Remove Octopress’ Default Blog/ Directory

By default, Octopress deploys your posts, categories and archives to a /blog/ subdirectory. You can remove it if you want by some steps below:

  • Replace all /blog occurences by / in _config.yml
  • Move source/blog/archives to source/ (you can delete blog/)
  • Edit source/_includes/custom/navigation.html, replace /blog/archives by /archives
  • Edit source/index.html then replace /blog/archives by /archives

Custom 404 Page

You won’t find any information about 404 Error of Octopress and me too. So, I did some research and found out it’s super easy to add a custom 404 page to Octopress. In your config.ru file, you should have:

not_found do
  send_sinatra_file('404.html') {"Sorry, I cannot find #{request.path}"}
end

To create the page, make a new file named 404.markdown in your /sources directory.
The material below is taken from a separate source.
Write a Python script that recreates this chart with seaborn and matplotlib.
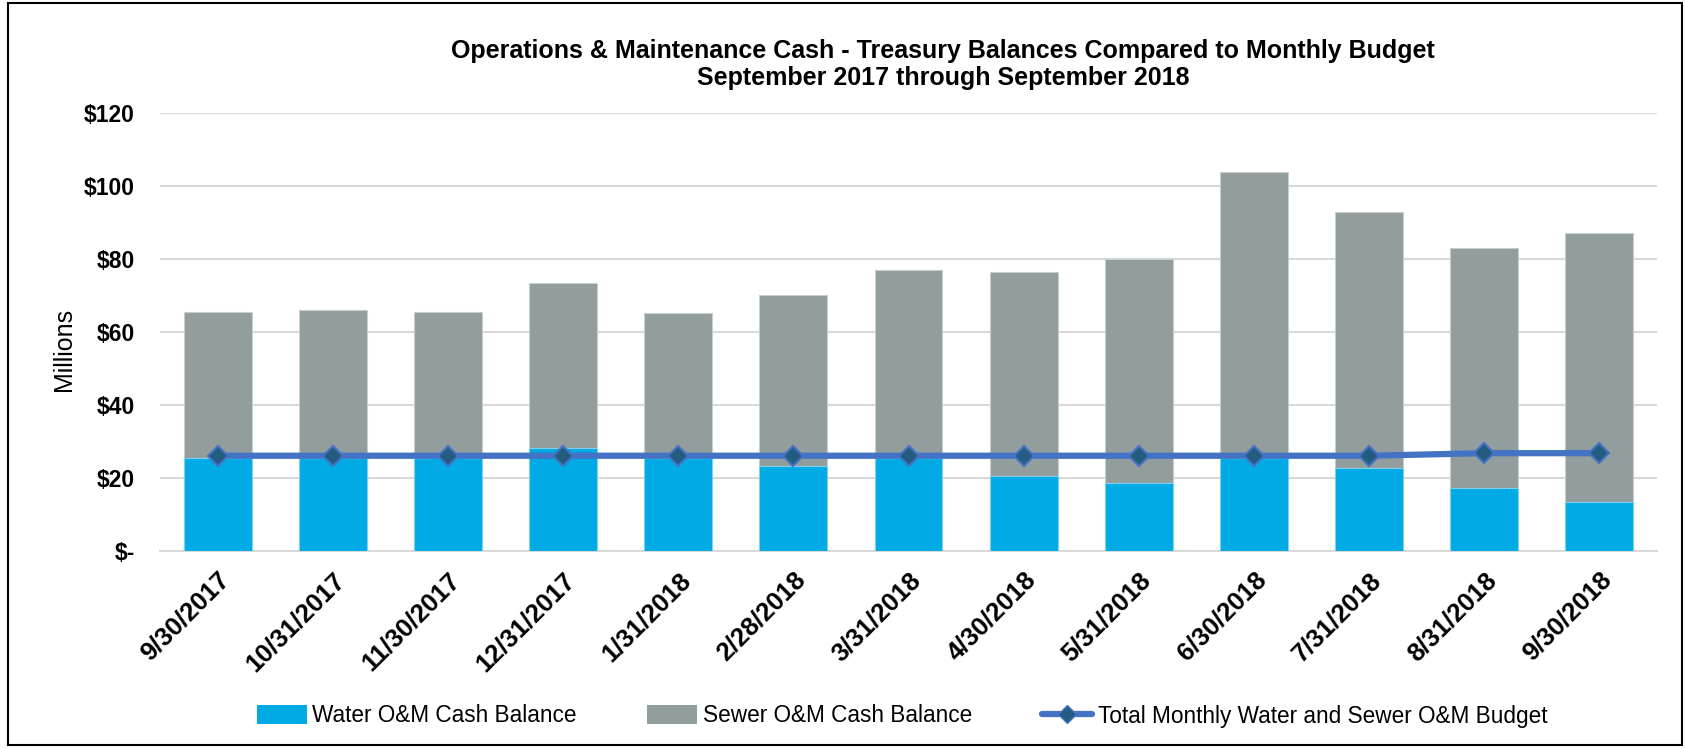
import matplotlib
matplotlib.use("Agg")
import matplotlib.pyplot as plt
import seaborn as sns
import numpy as np
import pandas as pd
from matplotlib.patches import Patch, Rectangle
from matplotlib.lines import Line2D
from matplotlib.ticker import FixedLocator, FuncFormatter

dates = ["9/30/2017", "10/31/2017", "11/30/2017", "12/31/2017", "1/31/2018", "2/28/2018",
         "3/31/2018", "4/30/2018", "5/31/2018", "6/30/2018", "7/31/2018", "8/31/2018", "9/30/2018"]
water = [25.4, 25.4, 25.4, 28.3, 25.4, 23.3, 25.4, 20.6, 18.6, 25.6, 22.8, 17.2, 13.5]
sewer = [40.2, 40.7, 40.2, 45.1, 39.7, 46.9, 51.5, 55.8, 61.4, 78.2, 70.0, 65.9, 73.7]
budget = [26.1, 26.1, 26.1, 26.1, 26.1, 26.1, 26.1, 26.1, 26.1, 26.1, 26.1, 26.8, 26.8]

df = pd.DataFrame({"date": dates, "water": water, "sewer": sewer, "budget": budget})
df["total"] = df["water"] + df["sewer"]

sns.set_style("white")
plt.rcParams["font.family"] = ["Liberation Sans", "DejaVu Sans"]
plt.rcParams["text.color"] = "black"
plt.rcParams["xtick.labelcolor"] = "black"
plt.rcParams["ytick.labelcolor"] = "black"
plt.rcParams["axes.labelcolor"] = "black"

WATER_C = "#00AAE4"
SEWER_C = "#929E9D"
LINE_C = "#4472C4"
MARK_C = "#245C80"

fig = plt.figure(figsize=(16.85, 7.48), dpi=100)
ax = fig.add_axes([160/1685, 1-551/748, (1657-160)/1685, (551-113)/748])

sns.barplot(data=df, x="date", y="total", color=SEWER_C, width=0.59, ax=ax,
            saturation=1, edgecolor="#C8CCCC", linewidth=0.8, zorder=2)
sns.barplot(data=df, x="date", y="water", color=WATER_C, width=0.59, ax=ax,
            saturation=1, edgecolor="#7FD0EE", linewidth=0.8, zorder=3)
xs = np.arange(len(dates))
sns.lineplot(x=xs, y=df["budget"].values, ax=ax, color=LINE_C, linewidth=4.5,
             marker="D", markersize=10, markerfacecolor=MARK_C, markeredgecolor=LINE_C,
             markeredgewidth=1.5, zorder=4)

ax.set_xlim(-0.5, len(dates) - 0.5)
ax.set_ylim(0, 120)
ax.set_yticks([0, 20, 40, 60, 80, 100, 120])
ax.yaxis.set_major_formatter(FuncFormatter(lambda v, p: "$-" if v == 0 else f"${int(v)}"))
ax.grid(axis="y", color="#D9D9D9", linewidth=1.5, zorder=0)
ax.set_axisbelow(True)
for s in ["left", "right", "top"]:
    ax.spines[s].set_visible(False)
ax.spines["bottom"].set_color("#D9D9D9")
ax.spines["bottom"].set_linewidth(1.5)
ax.spines["bottom"].set_zorder(1)

ax.set_xticks(xs)
ax.set_xticklabels(dates, rotation=45, ha="right", va="top", rotation_mode="anchor",
                   fontsize=18.5, fontweight="bold", color="black")
ax.tick_params(axis="x", which="major", length=0, pad=12)
ax.xaxis.set_minor_locator(FixedLocator(np.arange(-0.5, len(dates), 1.0)))
ax.tick_params(axis="x", which="minor", length=7, width=1.5, color="#D9D9D9", direction="out")
ax.tick_params(axis="y", length=0, pad=18, labelsize=16.5, labelcolor="black")
for lab in ax.get_yticklabels():
    lab.set_fontweight("bold")
ax.set_xlabel("")
ax.set_ylabel("")

fig.text(64/1685, 1-349/748, "Millions", rotation=90, ha="center", va="center",
         fontsize=18, color="black")

fig.text(943/1685, 1-51/748, "Operations & Maintenance Cash - Treasury Balances Compared to Monthly Budget",
         ha="center", va="center", fontsize=18, fontweight="bold", color="black")
fig.text(943/1685, 1-78/748, "September 2017 through September 2018",
         ha="center", va="center", fontsize=18, fontweight="bold", color="black")

handles = [Patch(facecolor=WATER_C, edgecolor="none"),
           Patch(facecolor=SEWER_C, edgecolor="none"),
           Line2D([0], [0], color=LINE_C, linewidth=4.5, marker="D", markersize=9,
                  markerfacecolor=MARK_C, markeredgecolor=LINE_C)]
labels = ["Water O&M Cash Balance", "Sewer O&M Cash Balance",
          "Total Monthly Water and Sewer O&M Budget"]
leg = fig.legend(handles, labels, loc="center", bbox_to_anchor=(902/1685, 1-716/748), ncol=3,
                 frameon=False, fontsize=16.3, handlelength=2.2, handleheight=0.9,
                 handletextpad=0.25, columnspacing=3.1)
for t in leg.get_texts():
    t.set_color("black")

fig.patches.append(Rectangle((0.005, 0.004), 0.993, 0.992, transform=fig.transFigure,
                             fill=False, edgecolor="black", linewidth=1.5))

fig.savefig("out.png", dpi=100)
Now, write your own 404 Error Page then deploy your website.

Conclusion

So that’s my experience with the WordPress to Octopress migration. Although not a smooth transition, it wasn’t terribly bad and I actually enjoyed the process using a variety of tools. After that, I got some experiences with Octopress and Ruby although I’m completely with Ruby. Hope these Octopress tips and tweaks can help you if you choose it like me.